Et cette annonce majoritaire est adjointe régulièrement, dans l’ordre d’occurence des plus importantes, de ces mentions :
1. Guérissez les malades
2. Chassez les démons
3. Purifiez les lépreux et ressuscitez les morts.

Viennent ensuite toutes les autres, comme :
– laver les pieds des autres croyants,
– prendre un repas en mémoire de lui,
– baptiser les personnes, même issues des nations non juives,
– aimer les ennemis,
– etc.

Jamais il ne demande de changer l’eau en vin ni de marcher sur l’eau.
Peut-être parce qu’il a concédé à le faire juste pour signifier sa puissance. Mais que ce qu’il nous demande, c’est de faire des choses significatives pour les autres, qui portent un fruit immédiat dans leur vie.

C’est certainement pour cela qu’il insiste sur l’évangélisation, la guérison, la libération.

Pourquoi les chrétiens négligent le jour du sabbat ? Un jour béni par Dieu qui est le 7ème jour dans la Bible ? [Irénée]

La spiritualité du sabbat était centrale au temps de Jésus. L’ordre de se reposer est toujours le quatrième commandement, légitime pour les chrétiens. Mais comme Jésus s’est dit « maître du sabbat », une partie des chrétiens ont considéré que leur jour de repos devait être le jour symbolique de la résurrection, un dimanche. C’est pour cela que durant le dimanche (dominicus dies, jour du Seigneur), beaucoup de chrétiens se reposent dans une sorte de sabbat centré sur Jésus.
Mais les pratiques sont très diverses à l’intérieur du christianisme.
Ce qui semble essentiel c’est de bien respecter un jour de repos :
– d’après Exode 20 parce que Dieu s’est reposé le 7ème jour,
– d’après Deutéronome 5 parce que si on ne se repose pas, c’est comme si on méprisait notre libération d’Egypte.

Les chrétiens devraient-ils être écologistes ? L’environnementalisme est-il idolâtre ou païen? [Frédéric]

Si la « nature » est considérée comme « Création » et donc l’œuvre du Créateur, la créature humaine doit exercer une sainte domination sur le monde créé, pour y figurer son statut d’image de Dieu.
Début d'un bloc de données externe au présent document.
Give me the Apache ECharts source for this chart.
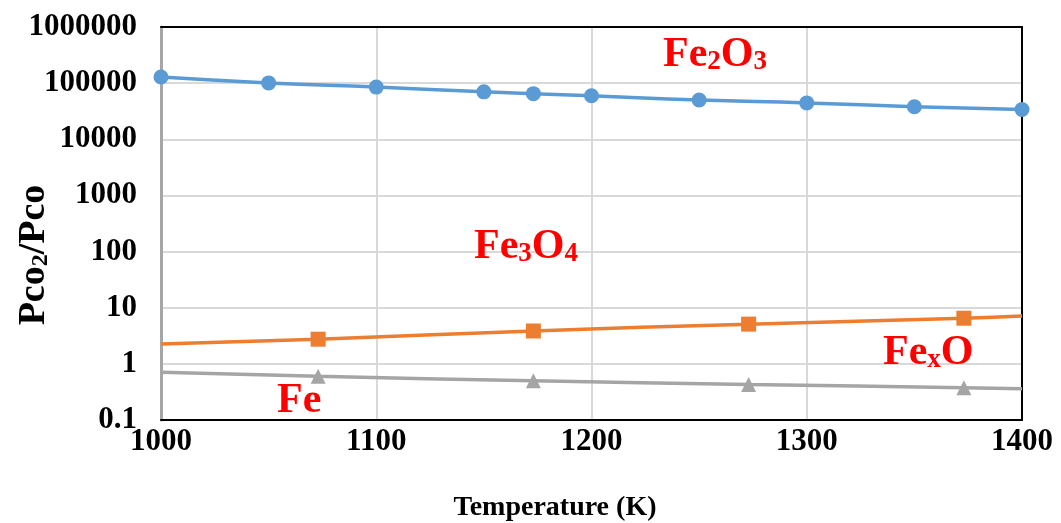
<html>
<head>
<meta charset="utf-8">
<script src="https://cdn.jsdelivr.net/npm/echarts@6/dist/echarts.min.js"></script>
</head>
<body style="margin:0;padding:0;">
<div id="myChart" style="width:1061px;height:523px;"></div>
<script type="text/javascript">
var fe2o3T = [1000, 1050, 1100, 1150, 1173, 1200, 1250, 1300, 1350, 1400];
var fe2o3V = [129000, 101000, 85000, 70000, 65000, 59500, 50000, 44500, 38000, 34000];
var fe3o4T = [1000, 1073, 1173, 1273, 1373, 1400];
var fe3o4V = [2.25, 2.75, 3.85, 5.1, 6.5, 7.1];
var fexoT = [1000, 1073, 1173, 1273, 1373, 1400];
var fexoV = [0.71, 0.6, 0.5, 0.43, 0.375, 0.36];
// first and last points are trendline ends, no marker
var yTicks = ['0.1', '1', '10', '100', '1000', '10000', '100000', '1000000'];

var font = 'Liberation Serif, Times New Roman, serif';

function trend(ts, vs) {
	var out = [];
	for (var i = 0; i < ts.length; i++) {
		var p = {value: [ts[i], vs[i]]};
		if (i == 0 || i == ts.length - 1) p.symbol = 'none';
		out.push(p);
	}
	return out;
}
function pairs(ts, vs) {
	var out = [];
	for (var i = 0; i < ts.length; i++) out.push([ts[i], vs[i]]);
	return out;
}

var sub = {fontFamily: font, fontWeight: 'bold', fontSize: 27, fill: '#ff0000', verticalAlign: 'bottom', lineHeight: 42};
var big = {fontFamily: font, fontWeight: 'bold', fontSize: 42, fill: '#ff0000', verticalAlign: 'bottom', lineHeight: 42};
var tickFont = {color: '#000', fontFamily: font, fontWeight: 'bold', fontSize: 31};

var option = {
	animation: false,
	grid: {left: 161, right: 39, top: 27, bottom: 103},
	xAxis: [{
		type: 'value', min: 1000, max: 1400, interval: 100,
		axisLine: {show: true, lineStyle: {color: '#000', width: 2}},
		axisTick: {show: false},
		axisLabel: Object.assign({margin: 6, formatter: function (v) { return String(v); }}, tickFont),
		splitLine: {show: true, lineStyle: {color: '#d9d9d9', width: 2}}
	}, {
		type: 'value', min: 1000, max: 1400, position: 'top',
		axisLine: {show: true, lineStyle: {color: '#000', width: 2}},
		axisTick: {show: false}, axisLabel: {show: false}, splitLine: {show: false}
	}],
	yAxis: [{
		type: 'log', logBase: 10, min: 0.1, max: 1000000,
		axisLine: {show: true, lineStyle: {color: '#a6a6a6', width: 3}},
		axisTick: {show: false},
		axisLabel: Object.assign({
			margin: 24,
			formatter: function (v) {
				var idx = Math.round(Math.log10(v)) + 1;
				return yTicks[idx];
			}
		}, tickFont),
		splitLine: {show: true, lineStyle: {color: '#d9d9d9', width: 2}}
	}, {
		type: 'log', logBase: 10, min: 0.1, max: 1000000, position: 'right',
		axisLine: {show: true, lineStyle: {color: '#000', width: 2}},
		axisTick: {show: false}, axisLabel: {show: false}, splitLine: {show: false}
	}],
	series: [
		{
			type: 'line', data: pairs(fe2o3T, fe2o3V), smooth: true,
			symbol: 'circle', symbolSize: 15,
			lineStyle: {color: '#5b9bd5', width: 3.5},
			itemStyle: {color: '#5b9bd5'}
		},
		{
			type: 'line', data: trend(fe3o4T, fe3o4V), smooth: true,
			symbol: 'rect', symbolSize: 15, showAllSymbol: true,
			lineStyle: {color: '#ed7d31', width: 3.5},
			itemStyle: {color: '#ed7d31'}
		},
		{
			type: 'line', data: trend(fexoT, fexoV), smooth: true,
			symbol: 'triangle', symbolSize: 15, showAllSymbol: true,
			lineStyle: {color: '#a5a5a5', width: 3.5},
			itemStyle: {color: '#a5a5a5'}
		}
	],
	graphic: [
		{type: 'text', z: 100, left: 663, top: 34, style: {rich: {a: big, b: sub}, text: '{a|Fe}{b|2}{a|O}{b|3}'}},
		{type: 'text', z: 100, left: 474, top: 226, style: {rich: {a: big, b: sub}, text: '{a|Fe}{b|3}{a|O}{b|4}'}},
		{type: 'text', z: 100, left: 883, top: 332, style: {rich: {a: big, b: sub}, text: '{a|Fe}{b|x}{a|O}'}},
		{type: 'text', z: 100, left: 277, top: 380, style: {rich: {a: big}, text: '{a|Fe}'}},
		{type: 'text', x: 555, y: 508, style: {text: 'Temperature (K)', fill: '#000', font: 'bold 28px ' + font, align: 'center', verticalAlign: 'middle'}},
		{
			type: 'text', x: 34, y: 255, rotation: Math.PI / 2,
			style: {
				rich: {
					a: {fontFamily: font, fontWeight: 'bold', fontSize: 38, fill: '#000', verticalAlign: 'bottom', lineHeight: 38},
					b: {fontFamily: font, fontWeight: 'bold', fontSize: 24, fill: '#000', verticalAlign: 'bottom', lineHeight: 30}
				},
				text: '{a|Pco}{b|2}{a|/Pco}', align: 'center', verticalAlign: 'middle'
			}
		}
	]
};
echarts.init(document.getElementById('myChart')).setOption(option);
</script>
</body>
</html>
Le projet était quand même que l’humain s’occupe correctement du jardin.
Mais l’échec de ce projet ne date pas d’hier, et les pépins sont vite arrivés.

Le Nouveau Testament nous présente une création qui a besoin d’être sauvée. Et c’est la raison pour laquelle Jésus est envoyé. L’Apocalypse, le dernier livre de la Bible, nous dit aussi que ce qui adviendra, c’est une « Jérusalem céleste », qui descendra. Donc désormais le projet de l’humain, tout en respectant la création, ne doit pas devenir idolâtre effectivement, et vénérer la création plus que le créateur comme le dit Paul en Romains 1. Il ne s’agit pas de rebâtir et restaurer la Jérusalem terrestre. D’ailleurs ce n’est plus un jardin, c’est bien une ville. La Jérusalem ancienne sera détruite.

Donc, pour simplement ne pas s’empoisonner, il faut être écologistes.
Et pour laisser Dieu sauver le monde, il faut arrêter de vouloir le sauver nous-mêmes.

En Hébreu, le nom de Jésus est Yeshua , il a été traduit en Grec par yesous puis est devenu Jésus . Comment les apôtres appelaient-ils Jésus ? Pourquoi avoir traduit son prénom d’origine ? [Isabelle]

C’est le même nom que notre Josué du premier testament.
La mutation de Yeshouah à Jésus s’est simplement opérée par glissement successifs au fil des époques.

Hébreu : Yeshouah, puis…
Grec : Yesous, puis…
Latin : Iesus, puis…
Français moderne : Jésus.

Ce n’est pas à proprement parler une traduction, mais juste une évolution dans la prononciation, tout comme Charlemagne ne s’appelait pas « Charlemagne » avec notre prononciation dans la langue franque de l’époque devenue vieux françois et français…
Dans le même sens, en restant sur une même époque, si vous avez une amie malgache qui s’appelle Hanitra, les français vont prononcer son nom « Anitra » alors qu’elle le prononcera en malgache « An’tch ».

Il n’y a donc pas de problème d’utiliser Jésus, Yesous, ou Yeshouah (d’autant plus que le « ah » final est quasiment imprononçable pour un français, et que donc, il sera presque impossible d’être fidèle à sa prononciation authentique).